Im Sommer 2024 jährt sich der Völkermord in Ruanda zum dreißigsten Mal. Hunderttausende Angehörige der Tutsi-Minderheit (manche sprechen sogar von einer Million) wurden im Sommer 1994 von Angehörigen der Mehrheit der Hutu ermordet. Auch mit den Tutsi solidarische Hutu wurden nicht verschont. Die Massaker endeten erst, als die Tutsi-Miliz RPF unter dem heutigen Präsidenten Paul Kagame die Macht im Land eroberte.
Der schockierende Dokumentarfilm „Einer von tausend Hügeln“ von Bernard Bellefroid spielt zunächst auf eine gängige Bezeichnung des Landes Ruanda an sich an. Die tausend Hügel verweisen aber auch auf den berüchtigten Propagandasender „Radio-Télévision Libre des Mille Collines“. Die Moderatoren dieses inzwischen auch als „Hate Radio“ (so der Titel eines beklemmenden Theaterstücks von Milo Rau) bekannten Senders riefen zur Ermordung der „Schlangen“ und des „Ungeziefers“ auf – womit sie alle Angehörigen der Tutsi meinten. Am Anfang des Films ist ein Ausschnitt einer Sendung vom 19. Juni 1994 zu hören. Darin herrscht ein Plauderton vor; die Moderatoren singen ihre Mordaufrufe förmlich heraus. Wie auch bei anderen Völkermorden galt es für die Täter zunächst, ihre Opfer zu entmenschlichen, um das Töten zu erleichtern.
Opfer ohne Grab
Am Beispiel eines Ortes versucht Bellefroid behutsam deutlich zu machen, wie die Aufarbeitung des Völkermords teilweise gelang, was dabei aber auch schieflief. Die Opfer, von denen der Film erzählt, hießen Olivier, Fidéline und Fiacre.
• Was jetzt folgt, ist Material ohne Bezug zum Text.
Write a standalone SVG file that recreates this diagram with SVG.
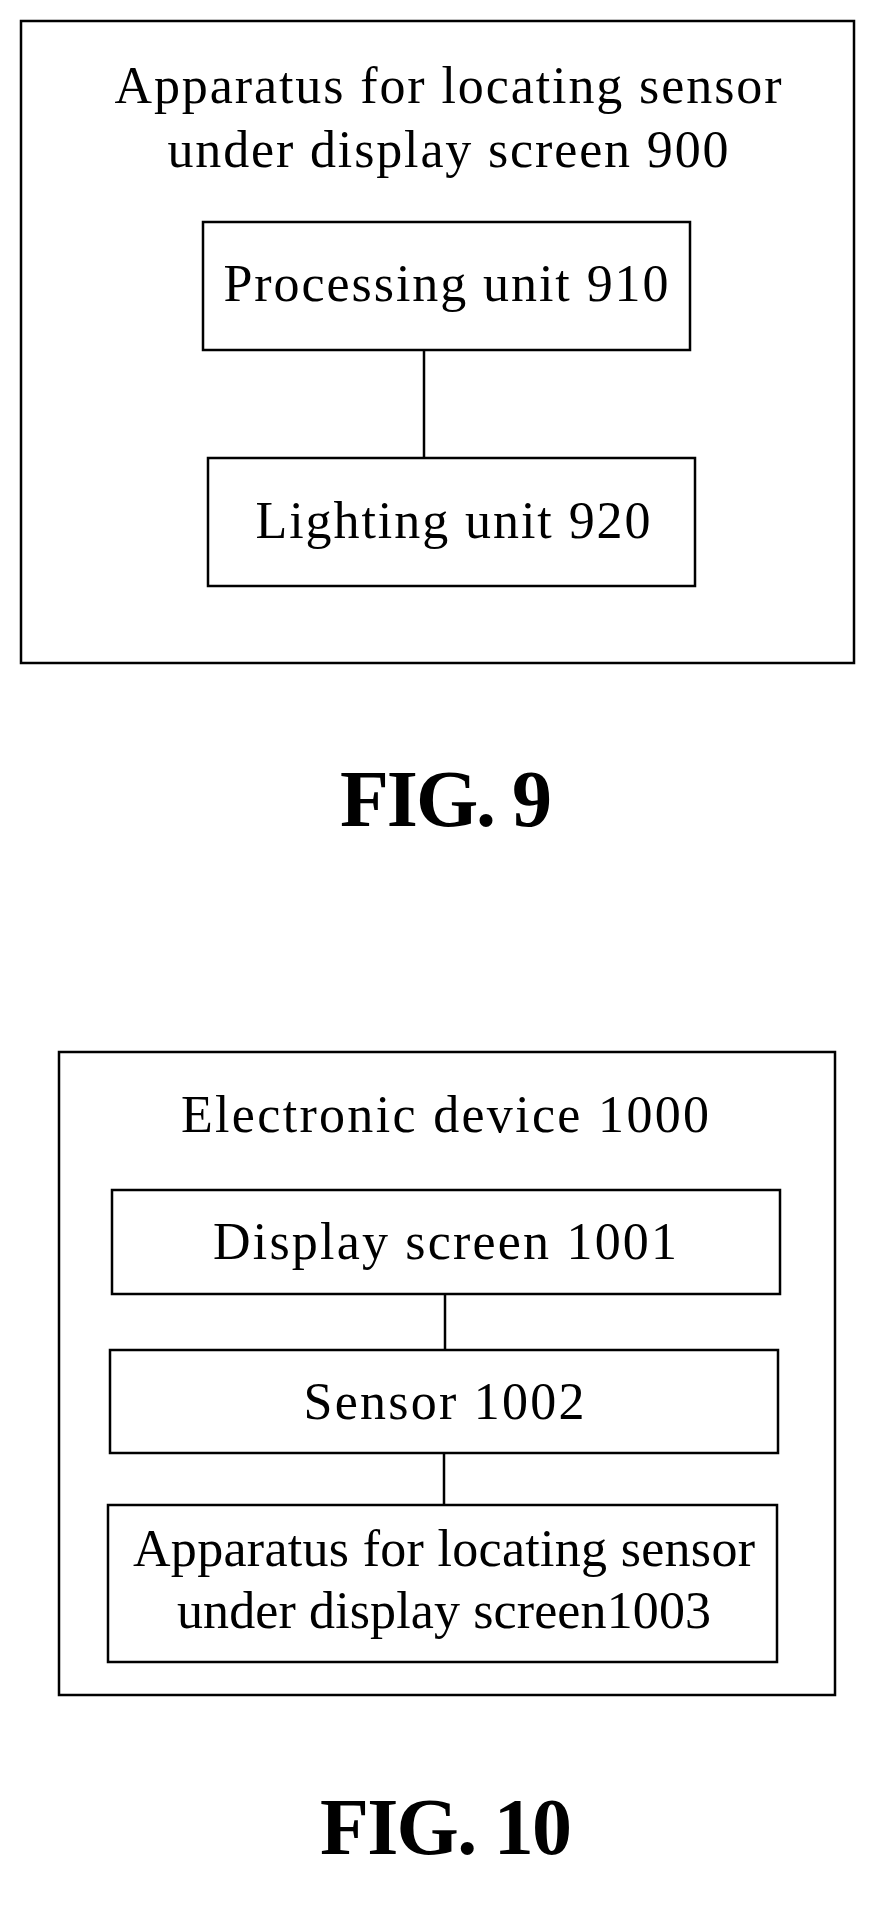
<svg xmlns="http://www.w3.org/2000/svg" width="871" height="1913" viewBox="0 0 871 1913">
<style>
rect{fill:none;stroke:#000;stroke-width:2.5}
line{stroke:#000;stroke-width:2.5}
text{font-family:"Liberation Serif","Times New Roman",serif;font-size:52px;text-anchor:middle;fill:#000}
.fig{font-weight:bold;font-size:80px}
</style>
<rect width="871" height="1913" style="fill:#fff;stroke:none"/>
<g id="apparatus900">
<rect x="21" y="21" width="833" height="642"/>
<text x="448" y="103" textLength="667" lengthAdjust="spacing">Apparatus for locating sensor</text>
<text x="448" y="167" textLength="561" lengthAdjust="spacing">under display screen 900</text>
</g>
<g id="processing910">
<rect x="203" y="222" width="487" height="128"/>
<text x="446" y="301" textLength="445" lengthAdjust="spacing">Processing unit 910</text>
</g>
<g id="lighting920">
<rect x="208" y="458" width="487" height="128"/>
<text x="453" y="538" textLength="395" lengthAdjust="spacing">Lighting unit 920</text>
</g>
<text x="446" y="826" class="fig" textLength="212" lengthAdjust="spacing">FIG. 9</text>
<g id="device1000">
<rect x="59" y="1052" width="776" height="643"/>
<text x="445" y="1132" textLength="528" lengthAdjust="spacing">Electronic device 1000</text>
</g>
<g id="display1001">
<rect x="112" y="1190" width="668" height="104"/>
<text x="445" y="1259" textLength="464" lengthAdjust="spacing">Display screen 1001</text>
</g>
<g id="sensor1002">
<rect x="110" y="1350" width="668" height="103"/>
<text x="444" y="1419" textLength="281" lengthAdjust="spacing">Sensor 1002</text>
</g>
<g id="apparatus1003">
<rect x="108" y="1505" width="669" height="157"/>
<text x="444" y="1566" textLength="622" lengthAdjust="spacing">Apparatus for locating sensor</text>
<text x="444" y="1628" textLength="534" lengthAdjust="spacing">under display screen1003</text>
</g>
<text x="446" y="1854" class="fig" textLength="252" lengthAdjust="spacing">FIG. 10</text>
<g id="connectors">
<line x1="424" y1="350" x2="424" y2="458"/>
<line x1="445" y1="1294" x2="445" y2="1350"/>
<line x1="444" y1="1453" x2="444" y2="1505"/>
</g>
</svg>
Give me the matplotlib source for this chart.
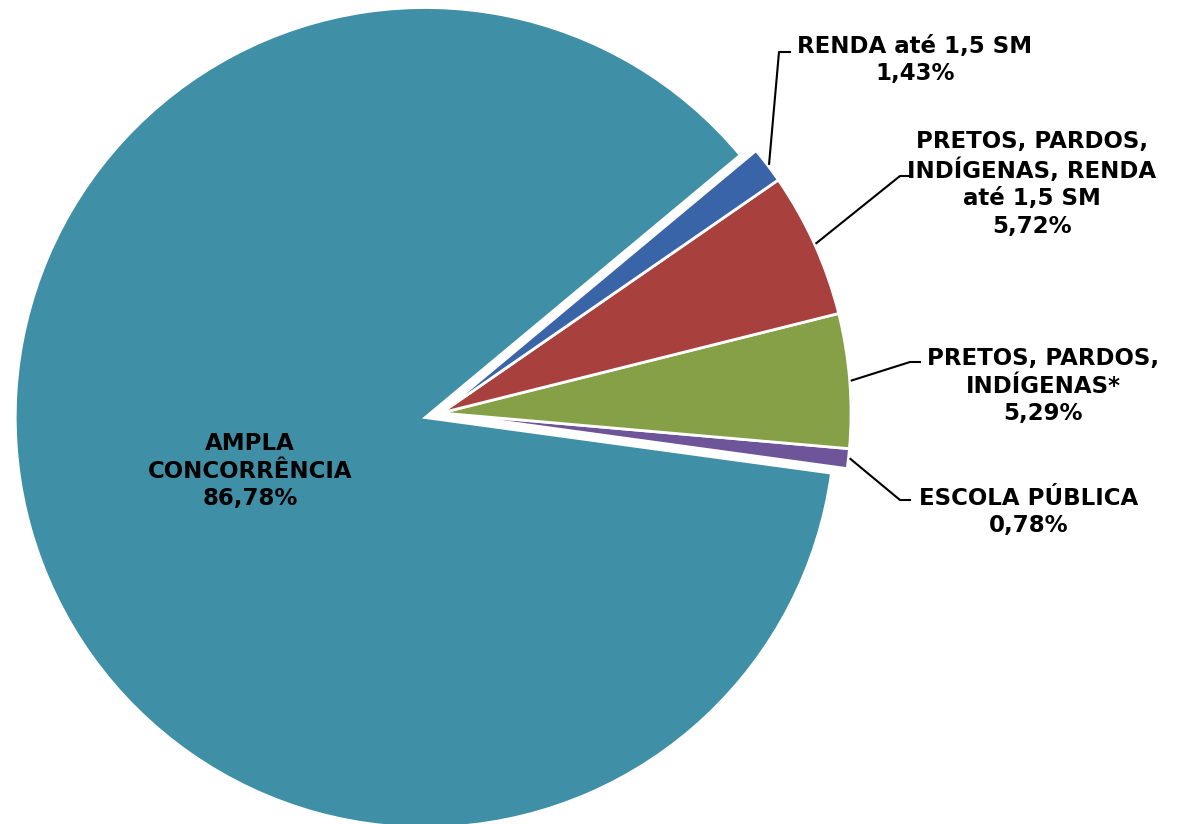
import numpy as np
import matplotlib as mpl
mpl.use('Agg')
import matplotlib.pyplot as plt

categories = ["ESCOLA PÚBLICA",
              "PRETOS, PARDOS,\nINDÍGENAS*",
              "PRETOS, PARDOS,\nINDÍGENAS, RENDA\naté 1,5 SM",
              "RENDA até 1,5 SM",
              "AMPLA\nCONCORRÊNCIA"]
values = [0.78, 5.29, 5.72, 1.43, 86.78]
pct_labels = ["0,78%", "5,29%", "5,72%", "1,43%", "86,78%"]
colors = ["#6E559A", "#86A048", "#A8403E", "#3A64A8", "#3F8FA6"]

W, H = 1187, 824
fig = plt.figure(figsize=(W / 100, H / 100), dpi=100)
ax = fig.add_axes([0, 0, 1, 1])

cx, cy, R = 441, 411, 410
# only the big slice is pulled out (explode is in data units here)
explode = [0, 0, 0, 0, 0.04 * R]
wedges, _ = ax.pie(values, colors=colors, explode=explode, startangle=-7.8,
                   counterclock=True, center=(cx, cy), radius=R, frame=True,
                   wedgeprops=dict(edgecolor='white', linewidth=2))
ax.set_xlim(0, W)
ax.set_ylim(0, H)
ax.set_aspect('equal')
ax.axis('off')

fs = 16.5
txt = dict(fontsize=fs, fontweight='bold', family='DejaVu Sans',
           ha='center', va='center', linespacing=1.25, color='black')

# label positions (text centre) and leader elbows, in pixel coords (y up)
label_pos = [(1029, H - 512), (1043, H - 386), (1032, H - 184), (915, H - 60), (250, H - 471)]
elbows = [[(900, H - 500), (910, H - 500)],
          [(910, H - 362), (920, H - 362)],
          [(900, H - 176), (910, H - 176)],
          [(779, H - 52), (790, H - 52)],
          None]

for i, w in enumerate(wedges):
    ax.text(label_pos[i][0], label_pos[i][1], categories[i] + "\n" + pct_labels[i], **txt)
    if elbows[i] is None:
        continue
    ang = np.deg2rad((w.theta1 + w.theta2) / 2)
    x0 = cx + (R + 2) * np.cos(ang)
    y0 = cy + (R + 2) * np.sin(ang)
    xs = [x0] + [p[0] for p in elbows[i]]
    ys = [y0] + [p[1] for p in elbows[i]]
    ax.plot(xs, ys, color='black', linewidth=1.5)

plt.savefig("out.png", dpi=100)
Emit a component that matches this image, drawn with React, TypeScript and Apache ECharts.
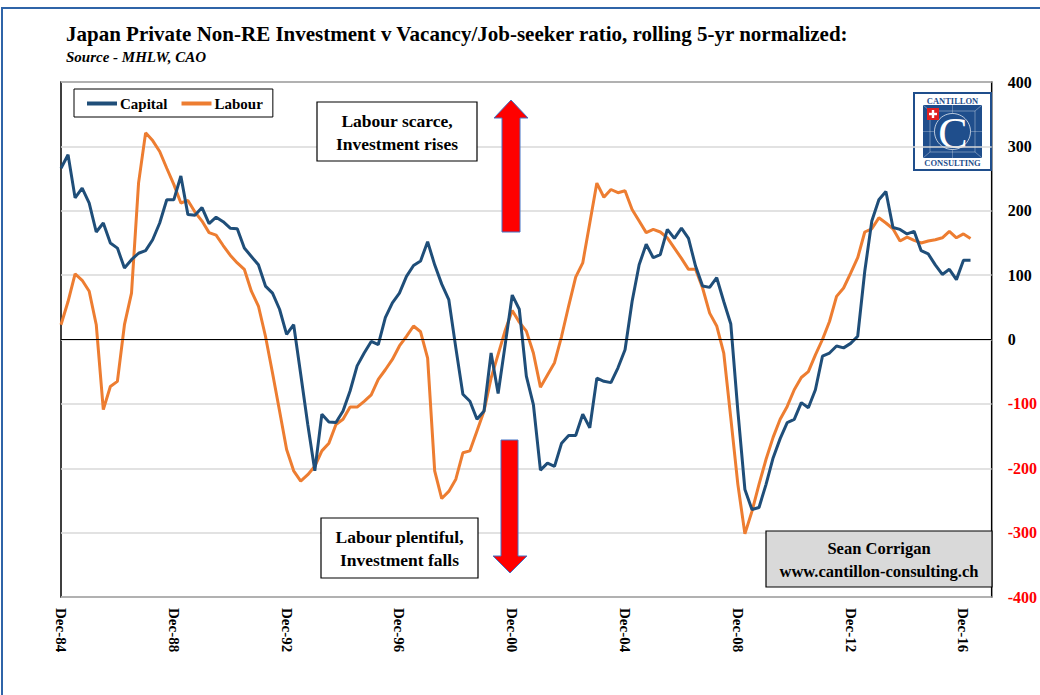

Alle drei waren noch Kinder; das jüngste war gerade vier Jahre alt. Sie wurden auf einem der Hügel von Nyanza, ihrer Heimat, ermordet. Ein Grab haben sie nie erhalten.
Bellefroid filmte schon vor zwanzig Jahren einige der sogenannten Gacaca-Tribunale – auf jahrhundertealten Traditionen beruhende lokale Gerichte, welche ab 2005 die ein Jahrzehnt zuvor begangenen Verbrechen aufzuklären versuchten. Diese Methode zwingt den Angehörigen der Opfer Unermessliches auf. Die mutmaßlichen Täter sind durch keine physischen Barrieren von ihnen getrennt. Die Beschuldigten heißen Asiel, Rekeraho oder Felix. Sie wurden schon wegen des Völkermords verurteilt. Aber haben sie auch die Morde an den Kindern begangen?
Alle schildern das Geschehen unterschiedlich. Immer wieder hört man von den Beschuldigten generalisierende Verharmlosungen: „Alle Ruander sind schuldig.“ Das soll zugleich bedeuten, dass man die Taten niemandem vorwerfen kann. Der Film dokumentiert Versöhnungsgesten, aber auch die Verweigerung der Versöhnung durch die Angehörigen. Diese wollen wissen, was damals genau geschah, so weh es auch tut.
Fern aller voyeuristischer Tendenzen
Es sind wahre Kriminalfälle, die hier beschrieben werden. Bellefroid und sein Kameramann Gil Decamp erzählen von ihnen dezent und fern aller voyeuristischer Tendenzen des True-Crime-Formats. „Einer von tausend Hügeln“ ist ein Film, der keine Antworten geben will. Sondern der Fragen aufwirft. Wie erträgt es eine Mutter und wie ein Vater, neben dem Mörder der eigenen Kinder zu stehen? Wie klingt es in ihren Ohren, dass ein Mordkommando sich beim Nachbarn eine Hacke ausgeliehen hat, um die Kinder niederzumetzeln? Dass die Kinder mit Erde bedeckt wurden, obwohl sie noch gar nicht tot waren? Dass Hunde sie ausbuddelten und töteten?
Das alles bewegt sich jenseits aller Vorstellungen, und doch haben diese Grausamkeiten zu Hunderttausenden stattgefunden, am Fuße dieses und tausender anderer Hügel im grünen Land Ruanda. Die Morde werden hier zwar nicht nachgestellt, doch allein, wenn man die Macheten in der Hand der Mörder sieht, läuft es einem kalt den Rücken hinunter. „Einer von tausend Hügeln“ ist allein schon auf der Tonebene eine absolute Zumutung. Aber eine lohnenswerte Zumutung.